My school is back in session and I keep getting asked if it’s awful to go to class in the summer and I really don’t have a problem with it. I mean it’s not like I’d be at Great Adventure if I weren’t in school. I’d be at work like everyone else except for all my teacher friends who are off for the summer. But they probably aren’t at Great Adventure either and don’t even want to be considering it’s swarming with all the kids they waited all year to get away from.
I’m fully enrolled again after having to take last semester off due to my broken arm (see Indiana Wants Me and several subsequent entries) and I couldn’t be happier. Well, yes, I could. I had finally advanced to Group C but now I’m back in D because of my injury and also because the school added a Group E to handle increased enrollment. So technically I’m in the same place as always – the hungry bottom. Better known as Group D. I predict they will ultimately name this group after me, as in: A, B, C, OSV, E, etc. It has a nice beat but you can’t dance to it.
I know I’ve been evasive about detailing the new career I’m being trained for, but I am a big fan of anonymity and there aren’t many schools anymore that give this instruction.
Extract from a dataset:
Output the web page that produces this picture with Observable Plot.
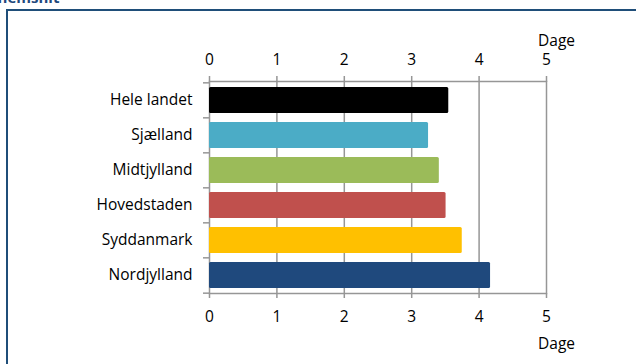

I’ve mentioned that it’s a very intense program that results in an associate degree and accreditation from a national association. Graduates can work anywhere in the country without having to be licensed in each individual state. Women make up 75% of its membership and it is a very old profession without being the world’s oldest profession. Hopefully, it pays as well as that one. The general public seems to think it does.
When people find out what kind of school I’m in they always have the same response. Something along the lines of, “Wow, I hear those people make a ton of money,” or “My aunt’s neighbor’s sister was one of those and she made a fortune,” or “Holy shit, you’re gonna rake it in!” I always just smile and nod and think about the fortune I would give to just make it to Group B.
Our plan is for me to be done with my training about the time Husband is ready to cut back on his work and either retire or be a consultant in his field. My school advertises that it’s a two-year program which is pure fiction in my case, but I don’t get discouraged. I keep remembering a letter to Ann Landers I read in the paper many years ago in which a reader said she was 55 and wanted to go to college but lamented it would take four years and she’d be 59 when she graduated. Ann Landers responded, “And how old will you be in four years if you don’t go to college?”
Eventually, I will get out of D. I will look back from the security and satisfaction of Group A and marvel at all the frustration I endured. And in the meantime, when people ask Husband what he plans to do when he retires, he tells them, “First, I buy a big rake.”